The court stated that as of now, the prevailing standards in our society are not such that a man on the street can gleefully be permitted to use such expression in respect of unsuspecting, unacquainted women.
Therefore, the accused in the said case had allegedly used ‘evidently reprehensible sexist expression’ towards the lady constable in an inebriated state by saying ‘Kya darling challan karne aai hay kya?’
In the present case, the case was initiated under Section 354A of the Indian Penal Code, IPC, and Section 509 IPC for using a sexually coloured remark and outraging the modesty of a woman.
The Trial Court in the case had found the accused guilty and ordered them to undergo three months imprisonment and pay a fine of Rs 500 each.
It has been argued by the prosecution that a police team had approached the concerned area for patrolling during the ethe eve of Durga Puja, upon receiving information that a person was creating a nuisance.
Therefore, the police took him to the police station, while some officers including the victim remained in the area.
It was also stated before the court that when the team was standing near a shop in the area, the accused asked the complainant-victim the sexually coloured question.
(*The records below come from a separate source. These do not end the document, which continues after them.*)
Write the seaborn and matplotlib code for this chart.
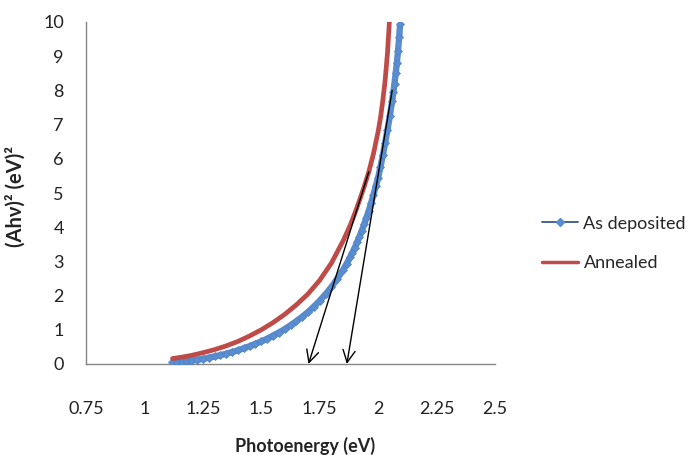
import matplotlib
matplotlib.use("Agg")
import matplotlib.pyplot as plt
import seaborn as sns
import pandas as pd
from matplotlib.lines import Line2D
from matplotlib.ticker import MultipleLocator

# ---- data ----
annealed_x = [1.12, 1.16, 1.20, 1.25, 1.30, 1.35, 1.40, 1.45, 1.50, 1.55, 1.60, 1.65,
              1.70, 1.75, 1.80, 1.85, 1.88, 1.90, 1.92, 1.94, 1.96, 1.98, 2.00, 2.01,
              2.02, 2.03, 2.04, 2.048]
annealed_y = [0.16, 0.20, 0.25, 0.33, 0.42, 0.53, 0.66, 0.82, 1.00, 1.21, 1.45, 1.73,
              2.05, 2.45, 2.95, 3.60, 4.05, 4.40, 4.78, 5.18, 5.62, 6.15, 6.80, 7.20,
              7.70, 8.30, 9.10, 10.0]

deposited_x = [1.12, 1.14, 1.16, 1.18, 1.20, 1.225, 1.25, 1.275, 1.30, 1.325, 1.35,
               1.375, 1.40, 1.425, 1.45, 1.475, 1.50, 1.525, 1.55, 1.575, 1.60, 1.625,
               1.65, 1.675, 1.70, 1.725, 1.75, 1.775, 1.80, 1.825, 1.85, 1.865, 1.88,
               1.89, 1.90, 1.91, 1.92, 1.93, 1.94, 1.95, 1.96, 1.97, 1.98, 1.99, 2.00,
               2.01, 2.02, 2.03, 2.04, 2.05, 2.06, 2.065, 2.07, 2.075, 2.08, 2.085,
               2.09, 2.094]
deposited_y = [0.05, 0.06, 0.07, 0.085, 0.10, 0.125, 0.15, 0.185, 0.22, 0.26, 0.30,
               0.35, 0.40, 0.46, 0.52, 0.59, 0.66, 0.74, 0.83, 0.92, 1.02, 1.13,
               1.25, 1.38, 1.52, 1.68, 1.85, 2.04, 2.25, 2.49, 2.75, 2.93, 3.12,
               3.26, 3.40, 3.56, 3.72, 3.90, 4.08, 4.28, 4.48, 4.71, 4.95, 5.20, 5.45,
               5.77, 6.10, 6.47, 6.85, 7.25, 7.70, 7.95, 8.20, 8.50, 8.80, 9.15,
               9.55, 9.95]

# tangent arrows (tail -> head)
arrow_tails = [(1.96, 5.62), (2.06, 8.0)]
arrow_heads = [(1.702, 0.0), (1.866, 0.0)]

x_ticks = [0.75, 1.0, 1.25, 1.5, 1.75, 2.0, 2.25, 2.5]
x_tick_labels = ["0.75", "1", "1.25", "1.5", "1.75", "2", "2.25", "2.5"]
y_ticks = list(range(0, 11))

series_names = ["As deposited", "Annealed"]

# ---- styling ----
sns.set_style("white")
plt.rcParams["font.family"] = ["Lato", "DejaVu Sans"]

RED = "#BE4B48"
BLUE_BAND = "#5A8ED0"
BLUE_LINE = "#2A4A7A"
GRAY = "#868686"
TXT = "#222222"

fig = plt.figure(figsize=(6.89, 4.55), dpi=100)
ax = fig.add_axes([86 / 689, 1 - 364 / 455, 409 / 689, 342 / 455])

df_a = pd.DataFrame({"x": annealed_x, "y": annealed_y})
df_d = pd.DataFrame({"x": deposited_x, "y": deposited_y})

# As deposited: thin series line, covered by a dense band of light-blue diamonds
sns.lineplot(data=df_d, x="x", y="y", ax=ax, color=BLUE_LINE, lw=0.9,
             estimator=None, sort=False, zorder=2)
sns.lineplot(data=df_d, x="x", y="y", ax=ax, color=BLUE_BAND, lw=4.6,
             estimator=None, sort=False, solid_capstyle="butt", zorder=3)
sns.lineplot(data=df_d, x="x", y="y", ax=ax, color=BLUE_BAND, lw=0,
             marker="D", markersize=4.2, markerfacecolor=BLUE_BAND,
             markeredgecolor="#5283C4", markeredgewidth=0.5,
             estimator=None, sort=False, zorder=4)
# Annealed
sns.lineplot(data=df_a, x="x", y="y", ax=ax, color=RED, lw=3.4,
             estimator=None, sort=False, zorder=5)

for tail, head in zip(arrow_tails, arrow_heads):
    ax.annotate("", xy=head, xytext=tail,
                arrowprops=dict(arrowstyle="->", color="black", lw=1.0,
                                mutation_scale=22, shrinkA=0, shrinkB=0),
                zorder=6)

ax.set_xlim(0.75, 2.5)
ax.set_ylim(0, 10)
ax.set_xticks(x_ticks)
ax.set_xticklabels(x_tick_labels)
ax.set_yticks(y_ticks)
ax.xaxis.set_minor_locator(MultipleLocator(0.05))

for s in ["top", "right"]:
    ax.spines[s].set_visible(False)
for s in ["left", "bottom"]:
    ax.spines[s].set_color(GRAY)
    ax.spines[s].set_linewidth(1.0)

ax.tick_params(axis="x", which="major", direction="out", length=7, width=1,
               color=GRAY, labelsize=13, pad=20, labelcolor=TXT)
ax.tick_params(axis="x", which="minor", direction="inout", length=6, width=1,
               color=GRAY)
ax.tick_params(axis="y", which="major", direction="out", length=6, width=1,
               color=GRAY, labelsize=13, pad=10, labelcolor=TXT)

ax.set_xlabel("Photoenergy (eV)", fontsize=13, fontweight="bold", color=TXT)
ax.set_ylabel("(Ahν)² (eV)²", fontsize=14.5, fontweight="bold", color=TXT)
ax.xaxis.set_label_coords(0.535, -0.212)
ax.yaxis.set_label_coords(-0.148, 0.49)

handles = [
    Line2D([], [], color=BLUE_LINE, lw=1.2, marker="D", markersize=4,
           markerfacecolor=BLUE_BAND, markeredgecolor=BLUE_BAND),
    Line2D([], [], color=RED, lw=2.5),
]
fig.legend(handles, series_names, loc="center left",
           bbox_to_anchor=(0.763, 0.465), frameon=False, fontsize=13,
           handlelength=2.0, handletextpad=0.3, labelspacing=1.3,
           borderpad=0.4)

fig.savefig("out.png", dpi=100, facecolor="white")
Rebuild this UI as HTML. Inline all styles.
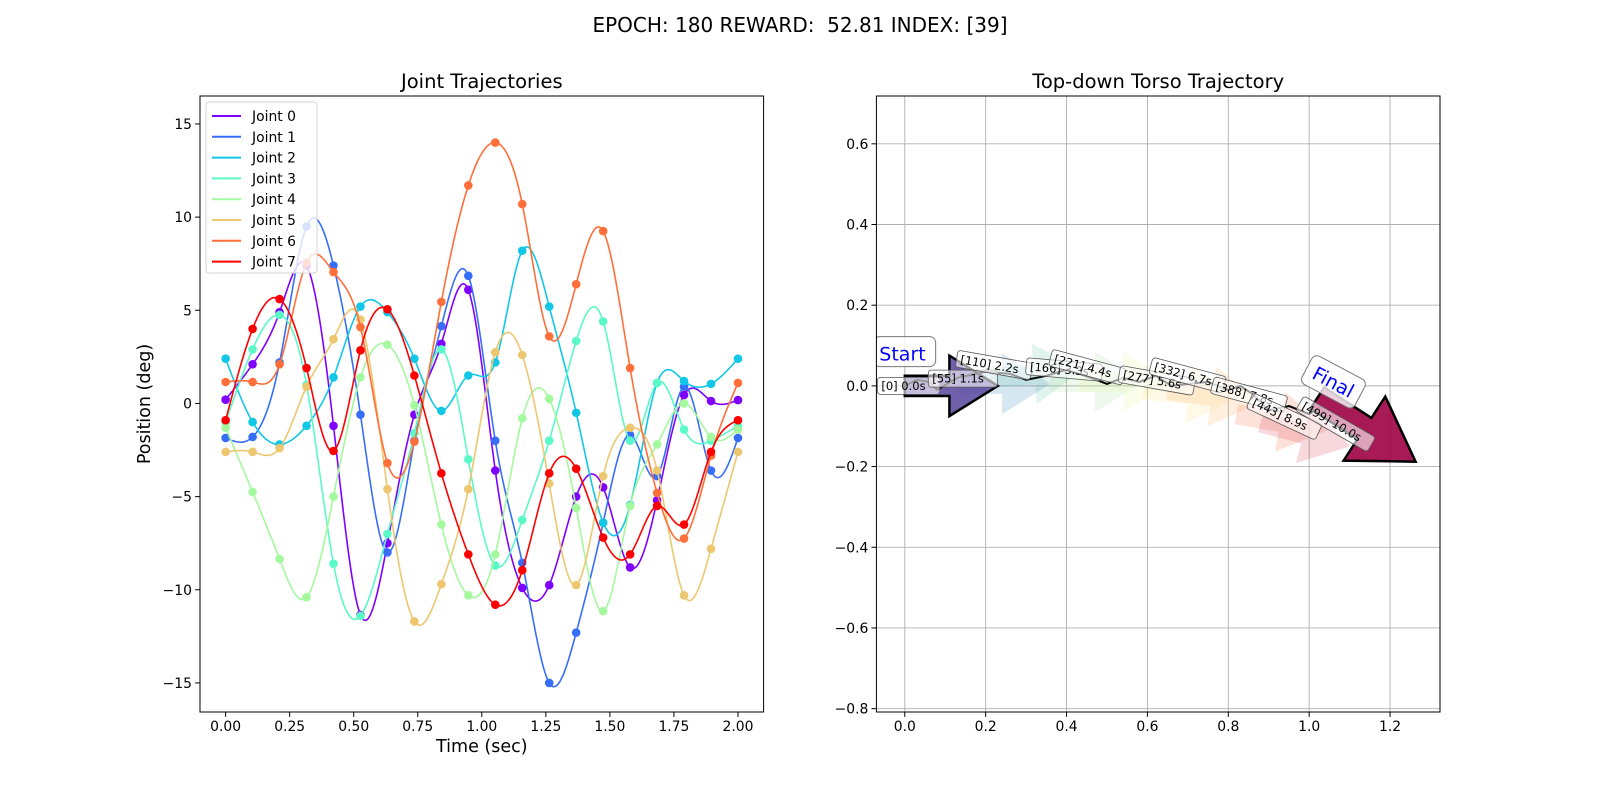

Further, it was argued that accused were arrested, and the trial began, ending in conviction and sentencing for the accused.
The counsel appearing for the petitioner-accused submitted before the court that time of the occurrence was kept blank and that an independent witness from the police party had deposed that the accused only jokingly made the remark, thereby excluding the application of Section 354A and 509 of the Indian Penal Code, IPC.
It was also argued before the court that there was a clash of ego between the parties, and there was a doubt whether such an incident had occurred at all.
The counsel submitted before the court that the area was dark and no independent witness was examined, leading to the trial court taking an exceedingly rigid stand.
Further, it was submitted that the word used was not sexually coloured or lewd, but that it was a colloquial word commonly used in conversation as well as TV and films, not necessarily containing a sexual connotation.
On the other hand, the counsel appearing for the State argued before the court that the impugned orders of conviction were well reasoned and that there was no justification for the appellant to use such remarks.
The court while considering the facts and circumstances of the case observed that since the appellant had stopped after making the remark, and did not aggravate the situation, thus, the sentence imposed by the trial court could be relooked.
Accordingly, the court imposed the one-month sentence.